Une révolution se prépare dans le monde du livre : les ventes d’occasion pourraient bientôt rapporter aux auteurs.
Depuis des années, le marché des livres d’occasion explose, porté par des plateformes comme Recyclivre, Vinted ou Amazon. Mais jusqu’ici, les auteurs ne touchaient aucune rémunération sur ces reventes. Cette injustice pourrait bientôt prendre fin grâce à une nouvelle contribution voulue par le ministère de la Culture.
Un marché en plein essor… mais sans retour pour les auteurs
Aujourd’hui, un écrivain perçoit en général entre 6 et 12 % du prix de vente d’un livre neuf. Mais dès qu’un ouvrage est revendu, même dès sa sortie, il échappe totalement à cette rétribution. Un phénomène devenu courant : selon une étude menée en février 2025 auprès de 1 768 auteurs, 18 % ont vu leur livre vendu d’occasion dès le jour de sa parution.
Une réponse politique après plusieurs tentatives avortées
C’est au Festival du livre de Paris en 2024 qu’Emmanuel Macron avait pour la première fois suggéré cette idée d’une « contribution » sur les livres d’occasion. Une promesse restée sans suite… jusqu’à aujourd’hui.
Malgré quelques tentatives d’amendements au budget 2025, aucune mesure concrète n’avait été adoptée. C’est désormais chose faite : Rachida Dati, ministre de la Culture, annonce la saisine du Conseil d’État pour mettre en place ce droit de suite, inspiré de celui qui existe dans le domaine des arts visuels.
Objectif : intégrer le droit de suite dans la prochaine loi
L’ambition est claire : intégrer cette mesure via un amendement à la proposition de loi sur la rémunération des auteurs, portée par Sylvie Robert (PS) et Laure Darcos (LR). Cette loi vise déjà à renforcer les droits économiques des créateurs du livre.
Mais plusieurs points restent à préciser :
- Quel sera le montant exact de la contribution ?
- Quand la mesure entrera-t-elle en vigueur ?
- Quels acteurs seront concernés ?
Les plateformes visées, les petits exemptés
Ce futur droit ne touchera pas tout le monde de la même façon. Selon le ministère, les structures solidaires comme Emmaüs seront exclues du dispositif. Les bouquinistes, symboles du patrimoine parisien, pourraient également être dispensés de cette obligation.
En revanche, les grandes plateformes de revente en ligne, très actives sur les livres quasi neufs, sont dans le viseur du gouvernement.
Une mesure saluée par les éditeurs
Vincent Montagne, président du Syndicat national de l’édition, a salué cette avancée.

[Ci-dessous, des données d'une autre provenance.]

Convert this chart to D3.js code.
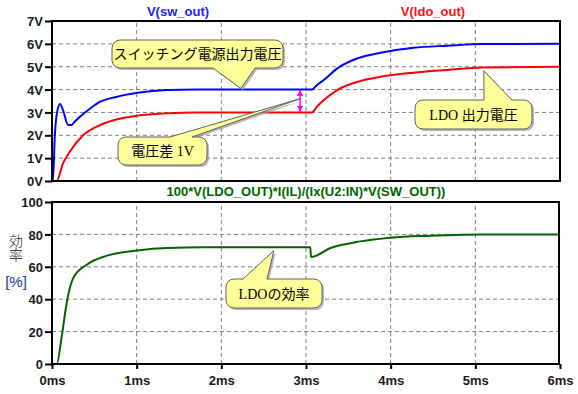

Pour lui, la France peut, une fois de plus, montrer l’exemple, comme elle l’a fait en instaurant le prix unique du livre en 1981.
Le produit de cette nouvelle redevance sera versé à un organisme de gestion collective, probablement la Sofia (Société française des intérêts des auteurs de l’écrit). L’objectif : soutenir la création littéraire, au-delà des seules ventes de livres neufs.
Une équation délicate : rémunérer sans faire fuir
L’équilibre sera toutefois difficile à atteindre. Car cette nouvelle contribution pourrait entraîner une hausse des prix des livres d’occasion, ce qui inquiète certains lecteurs et revendeurs. D’autres soulignent que cela pourrait décourager l’achat de livres neufs, déjà perçus comme coûteux.
Mais pour les auteurs, ce geste est perçu comme un pas décisif vers plus de justice.